Quick Take
As Costa Rican and international authorities investigate the killing of prominent surfer and Santa Cruz native Kurt Van Dyke, friends and family remember his deep love for surfing and the intense connection he had with adventure and the ocean.
Peter Van Dyke, brother of surfing legend and Santa Cruz native Kurt Van Dyke, said that he was an extremely easygoing, generous person both in the water and in the community — which makes his killing ironic and that much more devastating.
“No matter what happened, it was like water on a duck’s back. It’d just roll off and he would move on,” Peter Van Dyke told Lookout on Tuesday. “The people in his town [in Costa Rica] are devastated because he’s been down there since the ‘80s and he became part of that community.”
Costa Rican authorities found Kurt Van Dyke dead in his apartment on Saturday morning in Cahuita, a town near the Caribbean coastline, according to The Tico Times, an English-language Costa Rican newspaper. Investigators say two men entered his apartment and held Van Dyke, 66, and a woman with whom he shared the unit at gunpoint before forcing them into a room. The intruders allegedly took a number of valuables before attacking Van Dyke and fleeing. Investigators found multiple stab wounds and signs of asphyxiation on Van Dyke’s body.
The woman he shared the unit with was tied up but survived the break-in. An investigation is underway, but there have been no arrests thus far.
Peter Van Dyke told Lookout that he doesn’t know much more than what is already public, but that he is in touch with the Costa Rican authorities. Although his brother hadn’t lived in Santa Cruz for decades, the family holds a special place in local surf culture. Their parents, Gene and Betty Van Dyke, were both surfing pioneers. Gene was a notable surfing figure in Northern California, while Betty was part of an early group of women surfers.

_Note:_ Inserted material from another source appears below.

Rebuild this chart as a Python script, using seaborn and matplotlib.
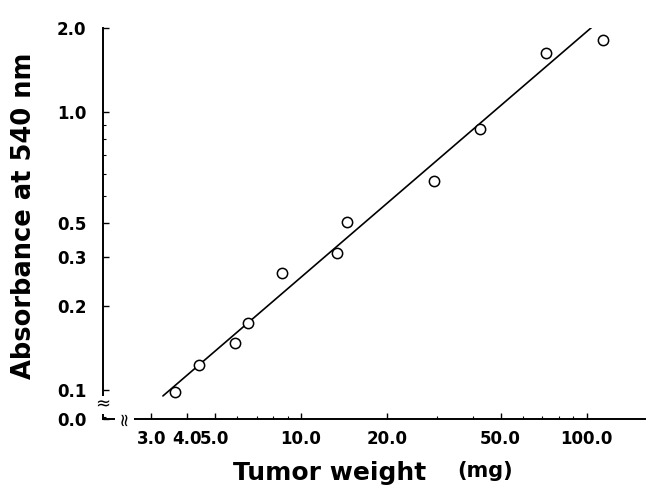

“They’re Mount Rushmore-level characters,” said Garth Seagrave, who was a close friend of Kurt’s and met the brothers while growing up in Pleasure Point.
Peter Van Dyke, who now lives in Gilroy, said that the family is still featured in an exhibit at the Santa Cruz Surfing Museum at Lighthouse Point, and had ties to some of the area’s other surfing pioneers including the Mels, Hauts, Novaks and O’Neills, among others. Even though the brothers “probably started surfing when we were old enough to walk,” going pro was never their chief concern.
“We were more about the whole spirit rather than the pro scene, even though we did some surf contests,” said Peter Van Dyke. “We would rather ride up to Scott Creek and surf there instead of at the lane with the contest crowd.
“We were professional-level, it just wasn’t what we were interested in. It’s more like we were into the meditative experience of surfing.”
Rosemari Reimers Rice, surfer and wife of well-known Santa Cruz surfboard shaper Johnny Rice, who died in 2015, was friends with Betty Van Dyke until her death in 2021. She recalled the deep connection the family had with the water.
“Everybody in their family was a part of the water. They were part of the ocean,” she said. “It’s been a part of their family for years and years.”
Seagrave, who now lives in San Francisco, said surfing was far more than just a sport to Kurt Van Dyke and that his death is a “monumental” loss.

“It was a complete and total lifestyle, and [the Van Dykes] were a leading charge of that lifestyle without even knowing it,” he said. “There was no mention of sport. It was just what they did and who they were.”
Seagrave said the family had roots in Hawaii and Santa Cruz, where they were very active in the surfing scene. It was Seagrave who was instrumental in Kurt’s move to Costa Rica. After returning from a trip there in the early 1980s, Seagrave told Kurt that he had to go. Kurt did, and the rest was history.
“He went down there based on my recommendation and he walked into beautiful, perfect surfing conditions. He just said, ‘Holy s–t, this place is incredible,’” said Seagrave. “ He ended up buying the hotel that we stayed at in ‘87 and went back over the years to fix it up.” Van Dyke owned the business, Hotel Puerto Viejo, until his death over the weekend.
Seagrave said he hopes that younger surfers commit to the craft and lifestyle as much as Kurt Van Dyke did, and that he hopes people, surfers or not, approach their lives the same way and find the motivation to make the most of them.
“Most people have no clue how to live life. This guy packed five lifetimes into his time,” Seagrave said, adding that Van Dyke spontaneously drove to Panama from California via station wagon in the neighborhood of five separate times. “I can walk away from the sadness of his death and go, man, he f–king did it all in a relatively short window.”
And Peter Van Dyke hopes that surfers nourish the same type of spiritual connection to surfing and the ocean that his brother did. That includes a love and appreciation for the ocean and everything it holds.
“You’re surrounded by life in the ocean. We learned so much about just looking through the limpets and the kelp and that connection to nature is a legacy that should live on,” he said. “It’s not just surfing, it’s everything that surrounds you when you are surfing. Kurt had a deep appreciation for all of that.”